Why Can’t We Do It?

Over the weekend I visited a friend in Bangkok. It’s exotic and interesting, but that isn’t what I left there thinking about. My real take-away is about transportation. I have two primary points of reference for traffic – one is Seattle and the other is Saigon. Both are traffic nightmares; Bangkok is not.

Bangkok’s population is officially listed as 9,100,000, about the same size as Saigon and five times the population of the whole of King County, Seattle’s home. The streets of Bangkok are wide and traffic flows normally for a major metropolis. At rush hour things slow down but at other times they flow fairly smoothly. Saigon’s 5,000,000 motorbikes make the traffic chaotic, unpredictable and sometimes outright dangerous. Motorbikes share the streets and sidewalks with bicycles, cars, pedestrians, cyclos, and pushcarts. There is some kind of protocol, but it’s difficult to figure out. In Bangkok there are only a few bikes and motorbikes. What is the difference?

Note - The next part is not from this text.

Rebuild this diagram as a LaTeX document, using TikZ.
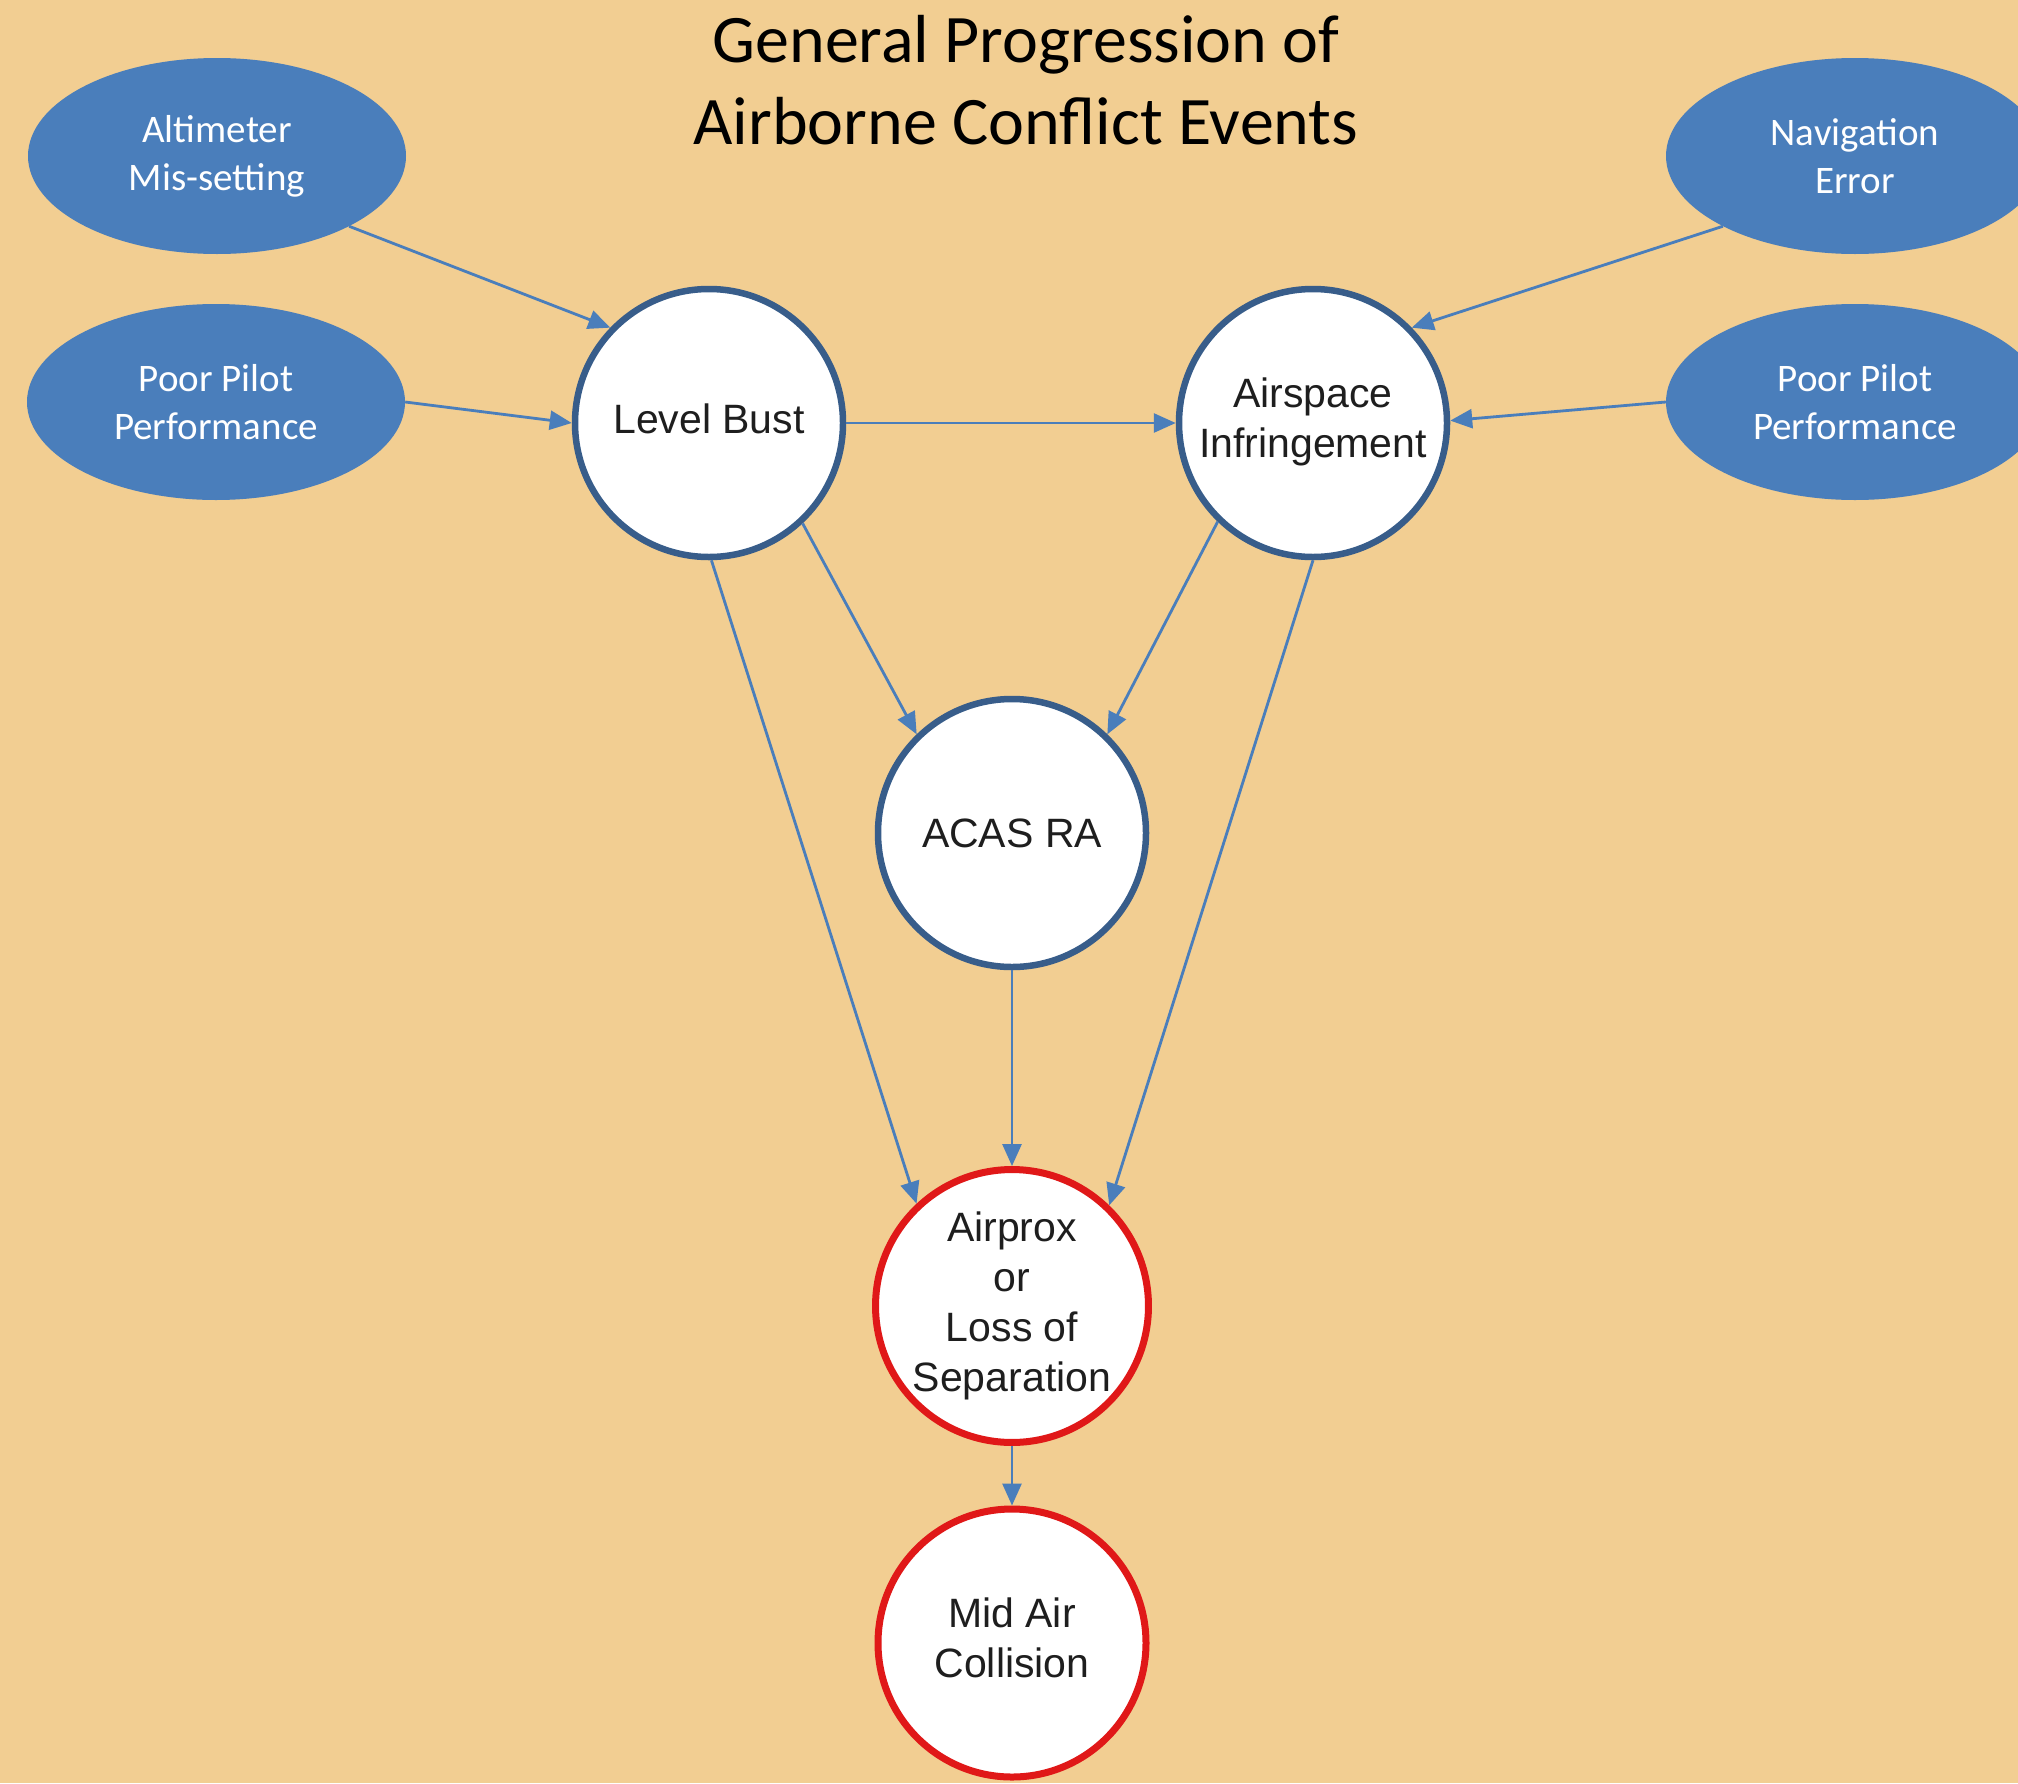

Here it is: Bangkok has a mass transportation system. That’s the difference. The BTS Skytrain and the MRT Underground move huge numbers of people swiftly through the city in comfortable air-conditioned cars at reasonable prices. They also leave the streets free for automobile and bus traffic. Why is it that Thailand, ranked #30 in the world in GDP can move people more efficiently than #1 ranked United States? I don’t know the answer, but I think we deserve one.

In 1953 Seattle built a double-decked elevated roadway through downtown, and in 1963 the Evergreen Point floating bridge was built to connect Seattle to the eastern suburbs. Now, 50 years later both of them are falling apart and need to be replaced and there is no mass transit anywhere (Light rail is a very short joke). Seattle is infamous for its “process.” Everyone must be heard and heard and heard, but nothing gets done. Seattle has been arguing over both the viaduct and the bridge for more than 10 years. Finally, last year a “consensus” was arrived at and we decided to build a tunnel to replace the crumbling old elevated eyesore through downtown. It was a struggle but the tunnel won out and it was agreed that the solution would also create a beautiful San Francisco-like waterfront that would attract locals and tourists alike as well as move traffic efficiently. But, now the “process” is grinding us down again and someone has collected the required number of signatures to bring the matter to another vote on the ballot in 2011. For some reason it seems more important to stop doing things in Seattle than to do them.

Why can’t we have a beautiful waterfront, a functional bridge system and, yes, a mass transit system too? If #30 can do it, why can’t #1?